### Supplied data
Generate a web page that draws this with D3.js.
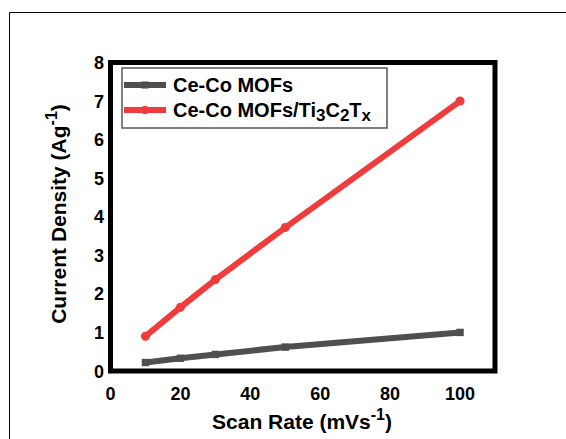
<!DOCTYPE html>
<html>
<head>
<meta charset="utf-8">
<script src="https://cdn.jsdelivr.net/npm/d3@7"></script>
<style>
  body { margin: 0; background: #fff; }
  text { font-family: "Liberation Sans", Arial, sans-serif; font-weight: bold; }
</style>
</head>
<body>
<svg id="chart" width="566" height="439"></svg>
<script>
var scanRate = [10, 20, 30, 50, 100];
var ceCo = [0.22, 0.33, 0.43, 0.62, 1.0];
var ceCoTi = [0.9, 1.65, 2.37, 3.72, 7.0];
var xTicks = [0, 20, 40, 60, 80, 100];
var yTicks = [0, 1, 2, 3, 4, 5, 6, 7, 8];

(function () {
    var svg = d3.select('#chart');

    // outer frame of the figure (cut at the right and bottom)
    svg.append('path')
        .attr('d', 'M9.5,440 V12.5 H567')
        .attr('fill', 'none').attr('stroke', '#000').attr('stroke-width', 1);

    var pLeft = 110.5, pRight = 495, pTop = 62.5, pBottom = 371;

    var x = d3.scaleLinear().domain([0, 110]).range([pLeft, pRight]);
    var y = d3.scaleLinear().domain([0, 8]).range([pBottom, pTop]);

    // tick labels
    svg.append('g').selectAll('text').data(xTicks).enter().append('text')
        .attr('x', function (d) { return x(d); })
        .attr('y', 400)
        .attr('text-anchor', 'middle')
        .attr('font-size', 18)
        .text(function (d) { return d; });

    svg.append('g').selectAll('text').data(yTicks).enter().append('text')
        .attr('x', 104)
        .attr('y', function (d) { return y(d) + 6.5; })
        .attr('text-anchor', 'end')
        .attr('font-size', 18)
        .text(function (d) { return d; });

    // axis titles
    var xt = svg.append('text').attr('x', 302).attr('y', 429)
        .attr('text-anchor', 'middle').attr('font-size', 21);
    xt.append('tspan').text('Scan Rate (mVs');
    xt.append('tspan').attr('font-size', 16).attr('dy', -9).text('-1');
    xt.append('tspan').attr('dy', 9).text(')');

    var yt = svg.append('text')
        .attr('transform', 'translate(66,214) rotate(-90)')
        .attr('text-anchor', 'middle').attr('font-size', 21);
    yt.append('tspan').text('Current Density (Ag');
    yt.append('tspan').attr('font-size', 16).attr('dy', -9).text('-1');
    yt.append('tspan').attr('dy', 9).text(')');

    // series
    var series = [
        { name: 'Ce-Co MOFs', values: ceCo, color: '#4f4f4f', shape: 'square' },
        { name: 'Ce-Co MOFs/Ti3C2Tx', values: ceCoTi, color: '#f03c3c', shape: 'circle' }
    ];

    var line = d3.line()
        .x(function (d) { return x(d[0]); })
        .y(function (d) { return y(d[1]); });

    series.forEach(function (s) {
        var pts = d3.zip(scanRate, s.values);
        svg.append('path').datum(pts)
            .attr('d', line)
            .attr('fill', 'none')
            .attr('stroke', s.color)
            .attr('stroke-width', 6)
            .attr('stroke-linecap', 'round');
        var sym = d3.symbol()
            .type(s.shape === 'square' ? d3.symbolSquare : d3.symbolCircle)
            .size(s.shape === 'square' ? 55 : 65);
        svg.append('g').selectAll('path').data(pts).enter().append('path')
            .attr('transform', function (d) { return 'translate(' + x(d[0]) + ',' + y(d[1]) + ')'; })
            .attr('d', sym)
            .attr('fill', s.color);
    });

    // plot box
    svg.append('rect')
        .attr('x', pLeft).attr('y', pTop)
        .attr('width', pRight - pLeft).attr('height', pBottom - pTop)
        .attr('fill', 'none').attr('stroke', '#000').attr('stroke-width', 5);

    // legend
    var lg = svg.append('g');
    lg.append('rect').attr('x', 122).attr('y', 68).attr('width', 265).attr('height', 60)
        .attr('fill', '#fff').attr('stroke', '#555').attr('stroke-width', 1.5);

    series.forEach(function (s, i) {
        var ly = 85 + i * 25;
        lg.append('line').attr('x1', 124).attr('x2', 166).attr('y1', ly).attr('y2', ly)
            .attr('stroke', s.color).attr('stroke-width', 6);
        var sym = d3.symbol()
            .type(s.shape === 'square' ? d3.symbolSquare : d3.symbolCircle)
            .size(s.shape === 'square' ? 50 : 55);
        lg.append('path').attr('transform', 'translate(145,' + ly + ')').attr('d', sym).attr('fill', s.color);
        var t = lg.append('text').attr('x', 173).attr('y', ly + 7).attr('font-size', 20);
        if (i === 0) {
            t.text(s.name);
        } else {
            t.append('tspan').text('Ce-Co MOFs/Ti');
            t.append('tspan').attr('font-size', 17).attr('dy', 4).text('3');
            t.append('tspan').attr('dy', -4).text('C');
            t.append('tspan').attr('font-size', 17).attr('dy', 4).text('2');
            t.append('tspan').attr('dy', -4).text('T');
            t.append('tspan').attr('font-size', 17).attr('dy', 4).text('x');
        }
    });
})();
</script>
</body>
</html>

### What you are asked to do
Repeat, word for word and with no pictures, only the lines running from the beginning of the data to the line that contains "var svg = d3.select('#chart');".

### Answer for the task
Generate a web page that draws this with D3.js.
<!DOCTYPE html>
<html>
<head>
<meta charset="utf-8">
<script src="https://cdn.jsdelivr.net/npm/d3@7"></script>
<style>
  body { margin: 0; background: #fff; }
  text { font-family: "Liberation Sans", Arial, sans-serif; font-weight: bold; }
</style>
</head>
<body>
<svg id="chart" width="566" height="439"></svg>
<script>
var scanRate = [10, 20, 30, 50, 100];
var ceCo = [0.22, 0.33, 0.43, 0.62, 1.0];
var ceCoTi = [0.9, 1.65, 2.37, 3.72, 7.0];
var xTicks = [0, 20, 40, 60, 80, 100];
var yTicks = [0, 1, 2, 3, 4, 5, 6, 7, 8];

(function () {
    var svg = d3.select('#chart');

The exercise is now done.